STATED PROBLEM:
Write each line of the material exactly as given, from the top through the line that contains "plt.rcParams['font.size'] = 20", and omit all pictures.
═══ PROVIDED DATA ═══
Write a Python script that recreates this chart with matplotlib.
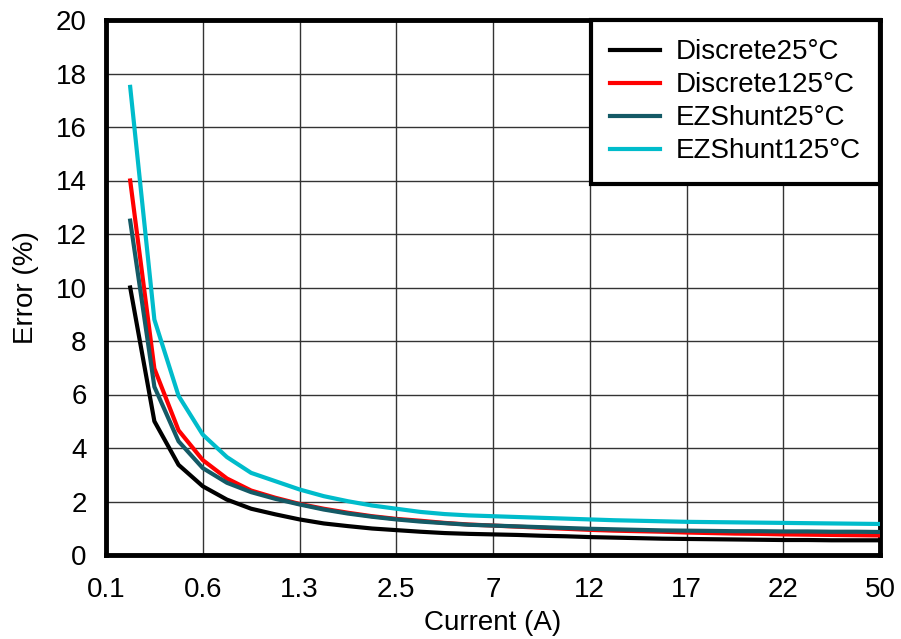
import numpy as np
import matplotlib
matplotlib.use('Agg')
import matplotlib.pyplot as plt

plt.rcParams['font.family'] = ['Liberation Sans', 'DejaVu Sans']
plt.rcParams['font.size'] = 20

# %% data
# x axis is a category axis: 4 samples per labelled division
tick_labels = ['0.1', '0.6', '1.3', '2.5', '7', '12', '17', '22', '50']
samples_per_div = 4

discrete_25 = [10.0, 5.0, 3.37, 2.57, 2.07, 1.73, 1.52, 1.33,
               1.18, 1.08, 0.99, 0.93, 0.87, 0.82, 0.79, 0.77,
               0.75, 0.72, 0.70, 0.67, 0.65, 0.63, 0.61, 0.60,
               0.59, 0.58, 0.57, 0.56, 0.56, 0.55, 0.55, 0.55]
discrete_125 = [14.0, 6.97, 4.66, 3.55, 2.86, 2.41, 2.14, 1.91,
                1.73, 1.58, 1.45, 1.35, 1.28, 1.20, 1.14, 1.10,
                1.06, 1.02, 0.98, 0.94, 0.91, 0.89, 0.87, 0.84,
                0.82, 0.80, 0.79, 0.77, 0.76, 0.75, 0.74, 0.73]
ezshunt_25 = [12.5, 6.29, 4.25, 3.25, 2.70, 2.35, 2.10, 1.89,
              1.70, 1.55, 1.43, 1.33, 1.25, 1.19, 1.13, 1.10,
              1.07, 1.04, 1.01, 0.98, 0.96, 0.94, 0.92, 0.91,
              0.90, 0.89, 0.89, 0.88, 0.88, 0.87, 0.87, 0.86]
ezshunt_125 = [17.5, 8.8, 5.95, 4.50, 3.66, 3.07, 2.76, 2.45,
               2.20, 2.01, 1.85, 1.73, 1.61, 1.53, 1.48, 1.45,
               1.42, 1.39, 1.36, 1.33, 1.30, 1.28, 1.26, 1.24,
               1.23, 1.22, 1.21, 1.20, 1.19, 1.18, 1.17, 1.16]

series = [(discrete_25, 'Discrete25°C', 'black'),
          (discrete_125, 'Discrete125°C', '#ff0000'),
          (ezshunt_25, 'EZShunt25°C', '#145a66'),
          (ezshunt_125, 'EZShunt125°C', '#00bccb')]

# %% plot
fig = plt.figure(figsize=(9.01, 6.39), dpi=100)
ax = fig.add_axes([106/901, 1 - 555/639, (880-106)/901, (555-20)/639])

for vals, name, col in series:
    pos = np.arange(1, len(vals) + 1) / samples_per_div
    ax.plot(pos, vals, '-', color=col, linewidth=3, label=name, zorder=3)

ax.set_xlim(0, len(tick_labels) - 1)
ax.set_xticks(range(len(tick_labels)))
ax.set_xticklabels(tick_labels)
ax.set_ylim(0, 20)
ax.set_yticks(range(0, 21, 2))
ax.grid(True, which='major', linestyle='-', linewidth=1.0, color='#333333')
ax.tick_params(length=0, labelsize=20)
ax.tick_params(axis='x', pad=16)
ax.tick_params(axis='y', pad=14)

for s in ax.spines.values():
    s.set_linewidth(3.5)
    s.set_color('black')

ax.set_xlabel('Current (A)', fontsize=20, labelpad=5)
ax.set_ylabel('Error (%)', fontsize=20, labelpad=12)

leg = ax.legend(loc='upper right', fontsize=20, frameon=True, fancybox=False,
                borderaxespad=0.0, handlelength=1.8, handletextpad=0.55,
                labelspacing=0.25, borderpad=0.7)
leg.get_frame().set_edgecolor('black')
leg.get_frame().set_linewidth(3)
leg.get_frame().set_alpha(1)

fig.savefig('out.png', dpi=100)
═══
SOLUTION:
Write a Python script that recreates this chart with matplotlib.
import numpy as np
import matplotlib
matplotlib.use('Agg')
import matplotlib.pyplot as plt

plt.rcParams['font.family'] = ['Liberation Sans', 'DejaVu Sans']
plt.rcParams['font.size'] = 20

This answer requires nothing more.